Tebogo Potsane

Personal information
- Date of birth: 3 September 1993 (age 32)
- Place of birth: Bloemfontein, South Africa
- Position: Winger

Team information
- Current team: Siwelele F.C.
- Number: 16

Youth career
- 0000–2017: Free State Stars

Senior career*
- Years: Team / Apps / (Gls)
- 2017–2018: Free State Stars / 18 / (0)
- 2018–2021: Bloemfontein Celtic / 55 / (3)
- 2021–2023: Royal AM / 46 / (2)
- 2023–2026: Kaizer Chiefs / 7 / (0)
- 2026-: Siwelele F.C. / 22 / (3)

= Tebogo Potsane =

South African soccer player

Tebogo Potsane (born 3 September 1993, in Bloemfontein) is a South African soccer player who plays as a winger for Siwelele FC in the Premier Soccer League.

==Club career==
Before Potsane made his first-tier debut in the 2016-17 South African Premier Division, he was playing for Mangaung United in the lower-tier. Playing for Free State Stars, but not as a regular, he moved on to Bloemfontein Celtic in 2018. When the team licence was taken over by Royal AM in 2021, Potsane started playing for that team.

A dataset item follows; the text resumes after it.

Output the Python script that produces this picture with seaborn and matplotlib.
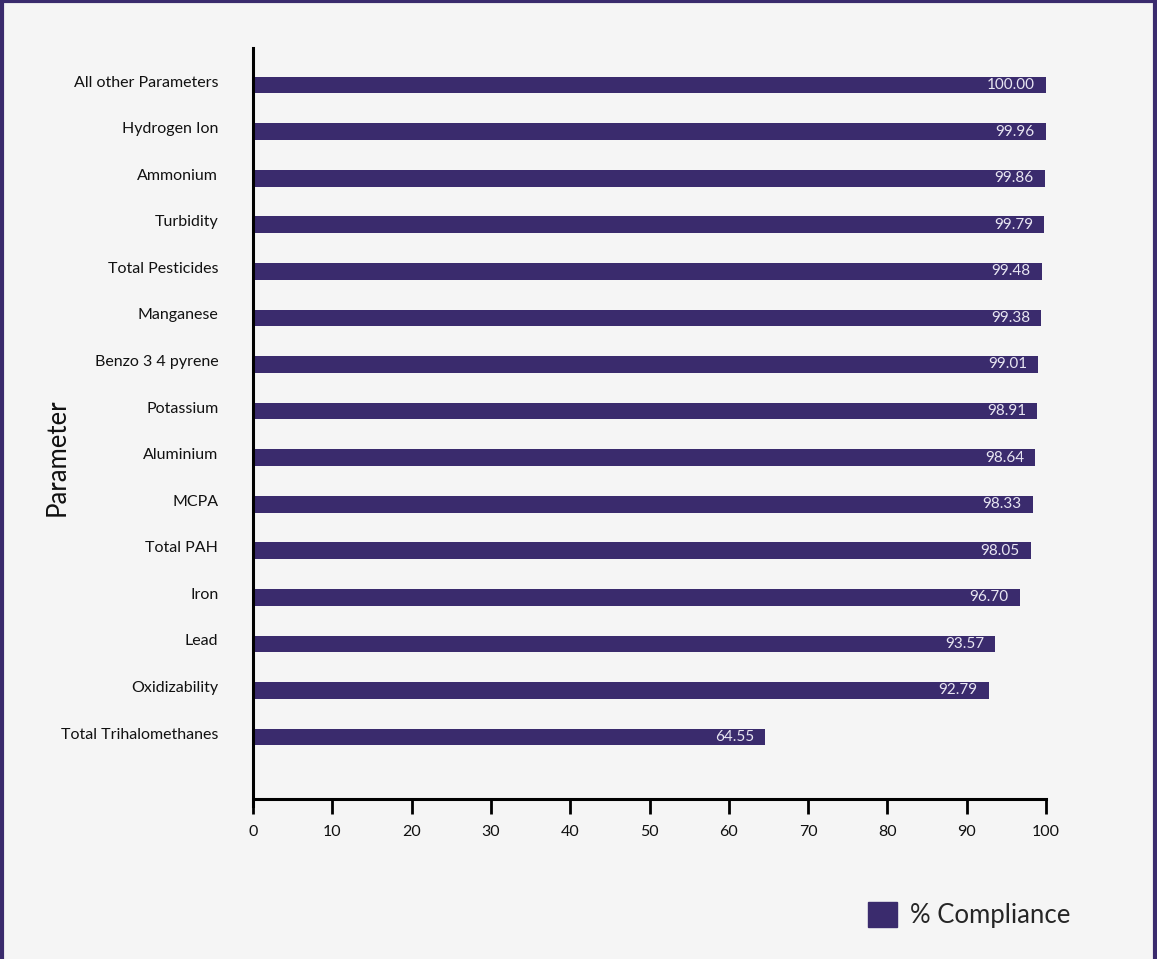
import matplotlib
matplotlib.use("Agg")
import matplotlib.pyplot as plt
import matplotlib.transforms as mtransforms
from matplotlib.patches import Patch
from matplotlib.lines import Line2D
import seaborn as sns
import pandas as pd

parameters = ["All other Parameters", "Hydrogen Ion", "Ammonium", "Turbidity",
              "Total Pesticides", "Manganese", "Benzo 3 4 pyrene", "Potassium",
              "Aluminium", "MCPA", "Total PAH", "Iron", "Lead", "Oxidizability",
              "Total Trihalomethanes"]
compliance = [100.00, 99.96, 99.86, 99.79, 99.48, 99.38, 99.01, 98.91,
              98.64, 98.33, 98.05, 96.70, 93.57, 92.79, 64.55]
x_ticks = [0, 10, 20, 30, 40, 50, 60, 70, 80, 90, 100]

BAR = "#3a2b6d"
BG = "#f5f5f5"

sns.set_theme(style="white")
plt.rcParams["font.family"] = ["Lato", "DejaVu Sans"]

df = pd.DataFrame({"Parameter": parameters, "Compliance": compliance})

fig = plt.figure(figsize=(11.57, 9.59), dpi=100, facecolor=BG)
ax = fig.add_axes([253/1157, 1 - 806/959, 793/1157, (806 - 48)/959])
ax.set_facecolor(BG)

sns.barplot(data=df, y="Parameter", x="Compliance", orient="h", color=BAR,
            width=0.36, saturation=1, linewidth=0, ax=ax)

ax.set_xlim(0, 100)
ax.set_ylim(15.48, -0.795)
ax.set_xticks(x_ticks)
ax.set_xticklabels([str(t) for t in x_ticks])

for s in ["top", "right"]:
    ax.spines[s].set_visible(False)
for s in ["left", "bottom"]:
    ax.spines[s].set_color("black")
    ax.spines[s].set_linewidth(2.2)
ax.spines["bottom"].set_position(("outward", -5))
ax.spines["bottom"].set_bounds(0.3, 100)

ax.tick_params(axis="x", direction="out", length=11, width=2, color="black",
               pad=8, labelsize=11.5, labelcolor="#111111", bottom=True)
ax.tick_params(axis="y", length=0, pad=25, labelsize=11.5, labelcolor="#111111")

offset = mtransforms.ScaledTranslation(0, 4/100, fig.dpi_scale_trans)
for lab in ax.get_yticklabels():
    lab.set_transform(lab.get_transform() + offset)

ax.set_xlabel("")
ax.set_ylabel("Parameter", fontsize=18.5, color="#111111")
ax.yaxis.set_label_coords(-0.231, 0.46)

for i, v in enumerate(compliance):
    ax.annotate(f"{v:.2f}", xy=(v, i), xytext=(-8, 0), textcoords="offset points",
                ha="right", va="center", color="#e8e6f2", fontsize=11)

handle = Patch(facecolor=BAR, edgecolor=BAR)
fig.legend([handle], ["% Compliance"], loc="center left",
           bbox_to_anchor=(868/1157, 1 - 915/959), frameon=False, fontsize=18.5,
           borderaxespad=0, borderpad=0,
           handlelength=1.13, handleheight=1.13, handletextpad=0.5)

# decorative frame on left, top, right
lw = 3
fig.add_artist(Line2D([0.0015, 0.0015], [0, 1], transform=fig.transFigure, color=BAR, lw=lw))
fig.add_artist(Line2D([0.9985, 0.9985], [0, 1], transform=fig.transFigure, color=BAR, lw=lw))
fig.add_artist(Line2D([0, 1], [0.9985, 0.9985], transform=fig.transFigure, color=BAR, lw=lw))

fig.savefig("out.png", dpi=100, facecolor=BG)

In the summer of 2023, Potsane joined one of South Africa's biggest clubs, Kaizer Chiefs. Potsane was signed for his experience, as well as to add "depth to the group of playing personnel".

He gained headlines for arriving at his new training ground in a 300,000 rand car, and for Instagram pictures with a 1.1 million rand car. In 2020, his club had to apologise for a social media video where he was jokingly "threatening to kill someone, while wearing military camouflage". The uniform was genuine and belonged to a friend.